Before the blaze, and after: Dukezong
“A strange and half-incredible sight” is how Shangri-La is described in James Hilton’s classic novel Lost Horizon. The Shangri-La in question is a monastery that leaves the book’s protagonist Hugh Conway dazed with wonder. He describes his first sight of it thus: “A group of coloured pavilions clung to the mountainside with none of the grim deliberation of a Rhineland castle, but rather with the chance delicacy of flower petals impaled upon a crag. It was superb and exquisite. An austere emotion carried the eye upwards from milk-blue roofs to the grey rock bastion above, tremendous as the Wetterhorn above Grindelwald.”
This fictional Shangri-La was also a place where occupants aged slowly and gracefully; none more so than the High Lama who Conway discovers to be 300 years-old.
Hilton’s 1933 novel created such fascination with the idea of such a mountain idyll that a hotel group borrowed the monastery’s name forty years later (there are now 95 Shangri-La hotels and resorts worldwide, with 48 in China, and one of the newest in London’s Shard building).
Indeed, such is the extent of the branding opportunity that the provincial government of Yunnan couldn’t resist it too, renaming Zhongdian county as Shangri-La in 1997.
Within the county is the town of Dukezong, a settlement dating back 1,300 years and now a noted tourist attraction. But this particular patch of Shangri-La was lost forever this month, after a blaze tragically burned through the town on the night of January 11.
The fire began at a small guesthouse at 1am. It raged throughout the night and was only put out at noon the next day, after 2,000 firefighters were deployed. According to the Beijing News, the devastation was colossal. Almost 350 buildings were razed as the fire ravaged an area of one square kilometre. “That means two thirds of the ancient town burned,” the newspaper commented.

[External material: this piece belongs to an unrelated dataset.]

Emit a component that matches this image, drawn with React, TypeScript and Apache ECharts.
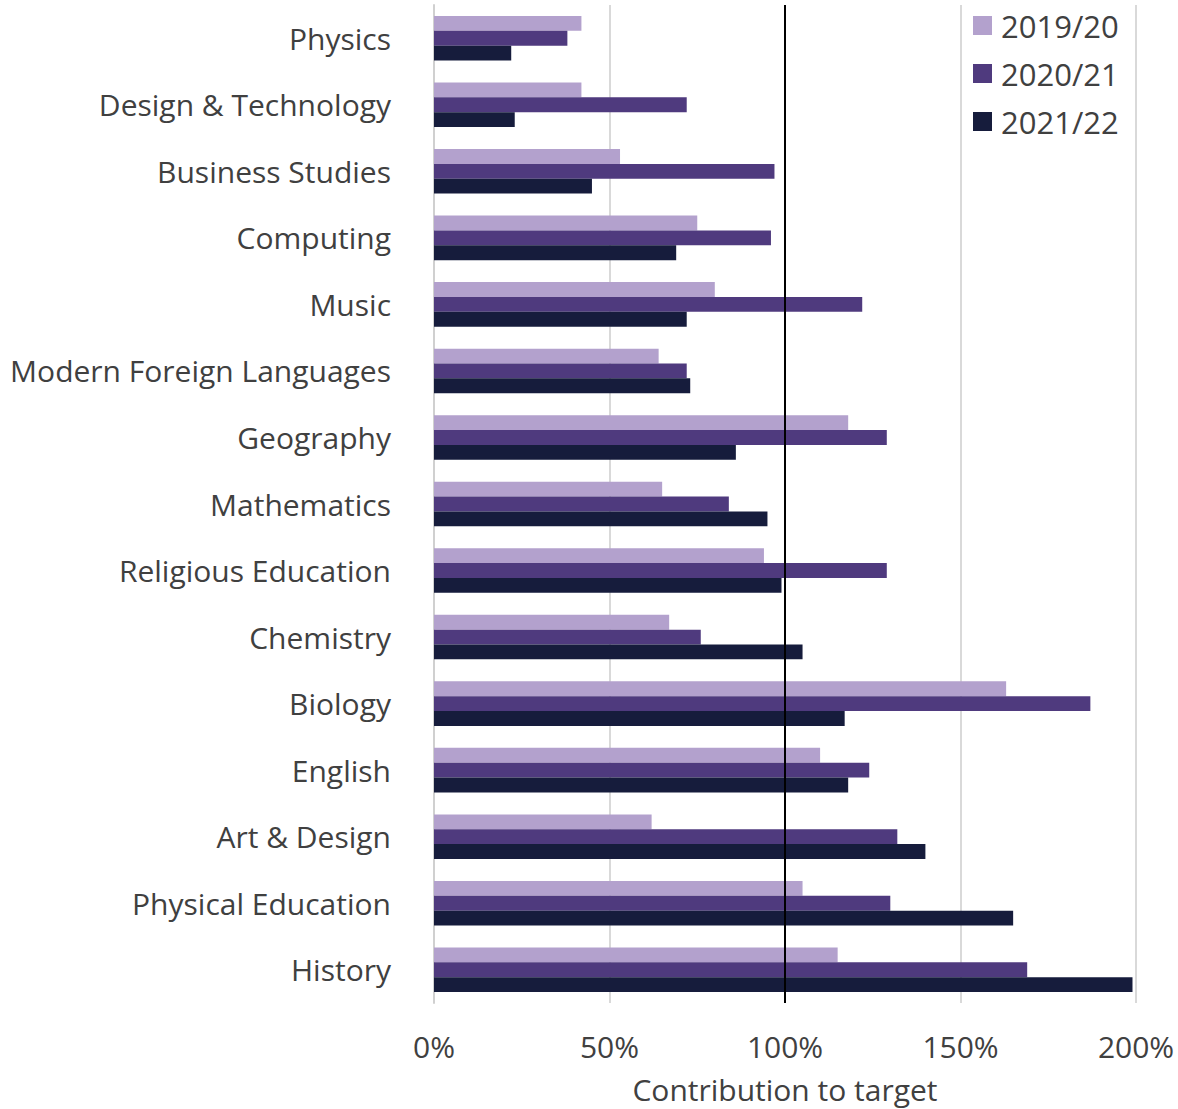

When Li Gang saw the scene he is said to have burst into tears. The director of the Diqing Tibetan Autonomous Prefecture Historical Relics Preservation Agency told state media: “There was nothing left except broken, blackened walls. The once-prosperous town centre is totally ruined and almost unrecognisable. Nothing remains of the magnificent buildings. The town looks as though it had been the target of an air raid.”
The National Business Daily says Dukezong possessed some of China’s best-preserved Tibetan-style buildings. But they were mostly built from wood and clay, which helps to explain why the fire spread so ruinously fast.
Xinhua reports that the fire brigade also saw the town as an accident-waiting-to happen. But the chances of putting out the blaze would have been much higher if it hadn’t been a winter one. Because of the low temperatures, the town’s firefighting system was practically disabled.
National Business Daily notes that fire hydrants were without water, as the authorities felt water in exposed pipes would lead them to crack.
Nor did the arrival of fire engines help much, since they couldn’t navigate the town’s narrow cobbled streets.
But a lack of local spending on firefighting readiness wasn’t the only reason the inferno proved so devastating. Also to blame: rising numbers of tourists (about 7.5 million visited Shangri-La county in 2012, the most recent date for which data is available). With them, came too haphazard development.
Li of the Relics Preservation Agency said that the original layout of the town had deliberately included wide spaces between buildings to act as firebreaks. That was a wise strategy by the town planners who saw the risk of a fire in Dukezong more than a millennia ago. But to cater to the increasing demands of tourists, recent construction work had reduced these “safe areas” and made the streets more exposed to sudden blazes, Li said.
The unique historical nature of Dukezong means that the price of the damage is incalculable. But at a more tangible level, 2,600 residents have lost their homes and businesses. The county’s economy will struggle to recover too (tourism revenue is estimated at about Rmb1 billion annually, or $165 million). Who will visit when its prized asset is in ashes?
The China Daily does offer some consolation, reporting that the Red Army Long March Museum survived the blaze.
Not that this will be much comfort, you might imagine, for the owner of the inn where the fire is said to have started. Tang Ying has been detained by the authorities and is the object of local fury after she allegedly forgot to turn off a heater that set her curtains alight.
To be fair, the innkeeper isn’t the only person to have razed swathes of ancient architecture to the ground. In fact, normally it’s not even an accident.
China has wiped most of its older buildings off the face of the earth in the past 50 years, initially for ideological reasons (thank you Chairman Mao) but more recently as property developers and corrupt cadres chase personal profit.